A test of linearity of the ratio of dark matter to baryonic matter in galaxy clusters
Varenya Upadhyaya, Shantanu Desai

TL;DR
This study investigates whether the linear relationship between dark matter and baryonic matter observed in some galaxies extends to galaxy clusters, finding no evidence for such linearity at the cluster scale.
Contribution
It provides the first systematic test of the linearity of dark matter to baryonic matter ratio in galaxy clusters, challenging previous findings at smaller scales.
Findings
No linearity observed in individual clusters
No linearity observed in stacked cluster data
Linear scaling is not universal across scales
Abstract
We search for a linearity in the ratio of dark matter to baryonic matter as a function of radius for galaxy clusters, motivated by a recent result by Lovas (arXiv:2206.11431), who has discovered such a linearity for a diverse suite of galaxies in the SPARC sample.

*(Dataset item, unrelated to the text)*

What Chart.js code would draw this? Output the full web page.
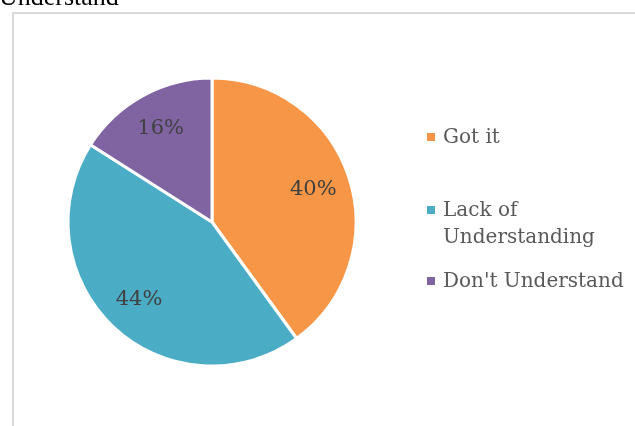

For our analysis, we used a sample of 54 non-cool core clusters from the HIFLUGCS sample. We do not find any evidence for a linear trend in the aforementioned ratio as a function of radius for individual clusters. We then repeat this analysis for the stacked sample, which also does not show this linearity. Therefore, the linear scaling found by Lovas is not a universal property of dark matter haloes at all scales.